McConnell noted that the system must first be calibrated. “You have to first find a baseline of what a healthy cabin looks like," he explained. “That could either come from a new airplane or it can come from an airplane that has been sitting for a while, where there has been no introduction of airflow, recycled air, and humans.” Once that baseline is determined and cataloged, when a signature on an in-service aircraft matches a known contaminant, Halo’s smart sensor is triggered to measure any deviation from that baseline. In case of smoke, the device can not only detect it but can determine what that smoke consists of to help the crew determine whether the problem is a galley microwave food fire or something more serious.


Ultimately, L2 intends for Halo to be fully integrated into the aircraft. “That is our intent, but some airlines are requesting that it not be,” said McConnell. “They want a portable unit that they can take on and off and put on other aircraft, and also a faster time to market.”


For the past several months, the company has been flight testing several units mounted in armored carry cases, secured in the cabin, and plugged into regular 115-VAC outlets. For larger commercial airliners, L2 is still working to determine the optimal number of sensor units required, but McConnell believes five would be recommended, starting with three in the cabin.

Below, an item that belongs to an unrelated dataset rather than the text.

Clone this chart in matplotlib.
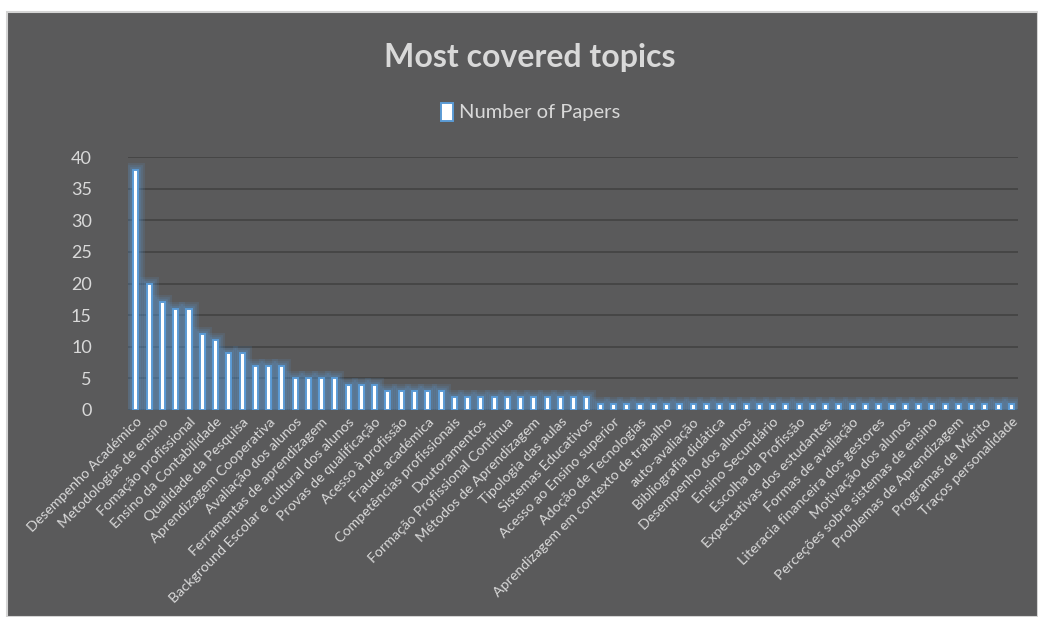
import matplotlib
matplotlib.use("Agg")
import matplotlib.pyplot as plt
from matplotlib.patches import Rectangle
import numpy as np

plt.rcParams['font.family'] = ['Lato', 'DejaVu Sans']

values = [38, 20, 17, 16, 16, 12, 11, 9, 9, 7, 7, 7, 5, 5, 5, 5, 4, 4, 4,
          3, 3, 3, 3, 3,
          2, 2, 2, 2, 2, 2, 2, 2, 2, 2, 2,
          1, 1, 1, 1, 1, 1, 1, 1, 1, 1, 1, 1, 1, 1, 1, 1,
          1, 1, 1, 1, 1, 1, 1, 1, 1, 1, 1, 1, 1, 1, 1, 1]

tick_labels = [
    "Desempenho Académico", "Metodologias de ensino", "Fomação profissional",
    "Ensino da Contabilidade", "Qualidade da Pesquisa", "Aprendizagem Cooperativa",
    "Avaliação dos alunos", "Ferramentas de aprendizagem",
    "Background Escolar e cultural dos alunos", "Provas de qualificação",
    "Acesso à profissão", "Fraude académica", "Competências profissionais",
    "Doutoramentos", "Formação Profissional Contínua", "Métodos de Aprendizagem",
    "Tipologia das aulas", "Sistemas Educativos", "Acesso ao Ensino superior",
    "Adoção de Tecnologias", "Aprendizagem em contexto de trabalho",
    "auto-avaliação", "Bibliografia didática", "Desempenho dos alunos",
    "Ensino Secundário", "Escolha da Profissão", "Expectativas dos estudantes",
    "Formas de avaliação", "Literacia financeira dos gestores",
    "Motivação dos alunos", "Perceções sobre sistemas de ensino",
    "Problemas de Aprendizagem", "Programas de Mérito", "Traços personalidade"]

series_name = "Number of Papers"
title = "Most covered topics"

W, H = 1038, 617
fig = plt.figure(figsize=(W / 100, H / 100), dpi=100, facecolor="white")

panel_col = "#5a5a5b"
text_col = "#d9d9d9"
blue = "#5b9bd5"

panel = Rectangle((7 / W, 0), 1 - 7 / W, 1 - 12 / H, transform=fig.transFigure,
                  facecolor=panel_col, edgecolor="#d4d4d4", linewidth=1.5, zorder=-10)
fig.patches.append(panel)

ax = fig.add_axes([128 / W, 1 - 410 / H, 890 / W, 253 / H])
ax.set_zorder(5)
ax.set_facecolor("none")
x = np.arange(len(values))

# glow
for lw, a in [(10, 0.14), (7, 0.16), (4, 0.22)]:
    ax.bar(x, values, width=0.38, color="none", edgecolor=blue, linewidth=lw, alpha=a, zorder=2)
ax.bar(x, values, width=0.38, color="white", edgecolor=blue, linewidth=1.4, zorder=3,
       label=series_name)

ax.set_xlim(-0.6, len(values) - 0.5)
ax.set_ylim(0, 40)
ax.set_yticks(range(0, 41, 5))
ax.set_xticks(x[::2])
ax.set_xticklabels(tick_labels, rotation=45, ha="right", rotation_mode="anchor",
                   fontsize=10.3, color=text_col)
ax.tick_params(axis="x", length=0, pad=4)
ax.tick_params(axis="y", length=0, labelsize=13, labelcolor=text_col, pad=26)
ax.grid(axis="y", color="#444444", linewidth=1.3, zorder=0)
ax.set_axisbelow(True)
for s in ax.spines.values():
    s.set_visible(False)

fig.text(530 / W, 1 - 58 / H, title, ha="center", va="center", fontsize=23,
         fontweight="bold", color=text_col, zorder=6)
leg = fig.legend(loc="center", bbox_to_anchor=(531 / W, 1 - 112 / H), frameon=False,
                 fontsize=14.5, labelcolor=text_col, handlelength=0.6, handleheight=1.0,
                 handletextpad=0.3)
leg.set_zorder(6)

fig.savefig("out.png", dpi=100, facecolor=fig.get_facecolor())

“What we’re investigating is putting one behind the pressure bulkhead in the outflow valve area to measure all the air coming out,” he said. The customer could then decide if they wish to place a unit in the cargo hold as well. “The way that we are initially designing the alerting is a simple light in the cockpit that says where that alert is coming from and then it's automatically streaming that data in very high fidelity to say what exactly one of these detection units is saying compared to what is normal in the baseline.”


“We’re initially targeting the Boeing and Airbus airframes due to the large numbers and the airlines' immediate challenge of recapturing trust in their customers,” McConnell said. “Our roadmap absolutely [includes] the large-cabin business jets from Gulfstream, Dassault, and Bombardier.”